Give the listing again character for character, but drop the images.

■ ■ ■ ■

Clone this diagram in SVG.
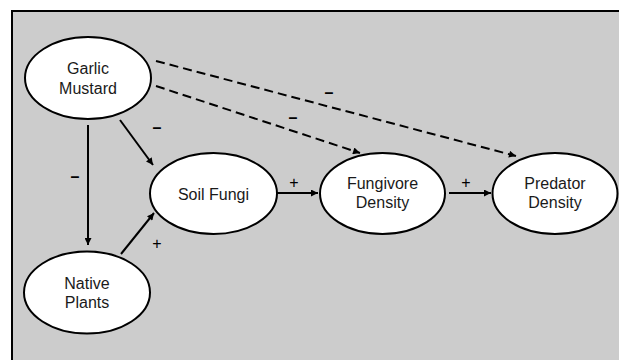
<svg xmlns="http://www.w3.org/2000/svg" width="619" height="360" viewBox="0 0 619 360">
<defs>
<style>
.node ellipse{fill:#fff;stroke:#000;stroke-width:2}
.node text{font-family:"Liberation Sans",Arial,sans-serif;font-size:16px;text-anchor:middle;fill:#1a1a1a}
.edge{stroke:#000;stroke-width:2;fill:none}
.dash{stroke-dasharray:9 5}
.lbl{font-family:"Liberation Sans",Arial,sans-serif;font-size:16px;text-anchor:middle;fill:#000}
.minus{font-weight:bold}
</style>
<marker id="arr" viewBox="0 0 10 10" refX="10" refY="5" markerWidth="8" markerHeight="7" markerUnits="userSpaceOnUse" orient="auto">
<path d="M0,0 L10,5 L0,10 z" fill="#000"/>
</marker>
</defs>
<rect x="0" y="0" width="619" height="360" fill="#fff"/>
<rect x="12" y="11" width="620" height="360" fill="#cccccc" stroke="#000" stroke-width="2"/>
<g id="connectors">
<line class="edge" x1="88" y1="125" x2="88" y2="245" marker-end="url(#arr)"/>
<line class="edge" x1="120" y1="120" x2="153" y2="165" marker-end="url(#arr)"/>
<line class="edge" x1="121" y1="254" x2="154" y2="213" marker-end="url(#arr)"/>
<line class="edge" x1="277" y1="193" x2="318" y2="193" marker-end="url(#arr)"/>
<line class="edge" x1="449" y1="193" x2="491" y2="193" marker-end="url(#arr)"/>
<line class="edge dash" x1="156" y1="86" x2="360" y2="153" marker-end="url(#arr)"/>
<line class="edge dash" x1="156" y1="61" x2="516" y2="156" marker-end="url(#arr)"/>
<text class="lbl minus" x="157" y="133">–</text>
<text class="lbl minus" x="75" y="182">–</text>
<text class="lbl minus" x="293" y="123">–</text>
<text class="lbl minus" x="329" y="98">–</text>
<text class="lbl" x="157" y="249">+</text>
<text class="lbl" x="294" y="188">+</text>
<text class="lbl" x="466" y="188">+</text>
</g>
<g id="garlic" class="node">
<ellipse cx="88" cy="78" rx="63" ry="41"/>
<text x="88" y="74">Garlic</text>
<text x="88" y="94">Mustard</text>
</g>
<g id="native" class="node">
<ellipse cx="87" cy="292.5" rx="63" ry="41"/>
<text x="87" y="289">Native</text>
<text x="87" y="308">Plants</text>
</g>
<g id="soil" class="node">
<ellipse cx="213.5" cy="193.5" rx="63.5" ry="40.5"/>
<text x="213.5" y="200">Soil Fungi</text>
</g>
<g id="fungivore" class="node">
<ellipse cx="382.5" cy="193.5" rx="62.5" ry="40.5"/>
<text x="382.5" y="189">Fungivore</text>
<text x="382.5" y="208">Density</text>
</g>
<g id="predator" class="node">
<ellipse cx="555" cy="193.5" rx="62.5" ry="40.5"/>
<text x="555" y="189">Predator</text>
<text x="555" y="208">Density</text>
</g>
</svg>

■ ■ ■ ■

**Full answer:**
Clone this diagram in SVG.
<svg xmlns="http://www.w3.org/2000/svg" width="619" height="360" viewBox="0 0 619 360">
<defs>
<style>
.node ellipse{fill:#fff;stroke:#000;stroke-width:2}
.node text{font-family:"Liberation Sans",Arial,sans-serif;font-size:16px;text-anchor:middle;fill:#1a1a1a}
.edge{stroke:#000;stroke-width:2;fill:none}
.dash{stroke-dasharray:9 5}
.lbl{font-family:"Liberation Sans",Arial,sans-serif;font-size:16px;text-anchor:middle;fill:#000}
.minus{font-weight:bold}
</style>
<marker id="arr" viewBox="0 0 10 10" refX="10" refY="5" markerWidth="8" markerHeight="7" markerUnits="userSpaceOnUse" orient="auto">
<path d="M0,0 L10,5 L0,10 z" fill="#000"/>
</marker>
</defs>
<rect x="0" y="0" width="619" height="360" fill="#fff"/>
<rect x="12" y="11" width="620" height="360" fill="#cccccc" stroke="#000" stroke-width="2"/>
<g id="connectors">
<line class="edge" x1="88" y1="125" x2="88" y2="245" marker-end="url(#arr)"/>
<line class="edge" x1="120" y1="120" x2="153" y2="165" marker-end="url(#arr)"/>
<line class="edge" x1="121" y1="254" x2="154" y2="213" marker-end="url(#arr)"/>
<line class="edge" x1="277" y1="193" x2="318" y2="193" marker-end="url(#arr)"/>
<line class="edge" x1="449" y1="193" x2="491" y2="193" marker-end="url(#arr)"/>
<line class="edge dash" x1="156" y1="86" x2="360" y2="153" marker-end="url(#arr)"/>
<line class="edge dash" x1="156" y1="61" x2="516" y2="156" marker-end="url(#arr)"/>
<text class="lbl minus" x="157" y="133">–</text>
<text class="lbl minus" x="75" y="182">–</text>
<text class="lbl minus" x="293" y="123">–</text>
<text class="lbl minus" x="329" y="98">–</text>
<text class="lbl" x="157" y="249">+</text>
<text class="lbl" x="294" y="188">+</text>
<text class="lbl" x="466" y="188">+</text>
</g>
<g id="garlic" class="node">
<ellipse cx="88" cy="78" rx="63" ry="41"/>
<text x="88" y="74">Garlic</text>
<text x="88" y="94">Mustard</text>
</g>
<g id="native" class="node">
<ellipse cx="87" cy="292.5" rx="63" ry="41"/>
<text x="87" y="289">Native</text>
<text x="87" y="308">Plants</text>
</g>
<g id="soil" class="node">
<ellipse cx="213.5" cy="193.5" rx="63.5" ry="40.5"/>
<text x="213.5" y="200">Soil Fungi</text>
</g>
<g id="fungivore" class="node">
<ellipse cx="382.5" cy="193.5" rx="62.5" ry="40.5"/>
<text x="382.5" y="189">Fungivore</text>
<text x="382.5" y="208">Density</text>
</g>
<g id="predator" class="node">
<ellipse cx="555" cy="193.5" rx="62.5" ry="40.5"/>
<text x="555" y="189">Predator</text>
<text x="555" y="208">Density</text>
</g>
</svg>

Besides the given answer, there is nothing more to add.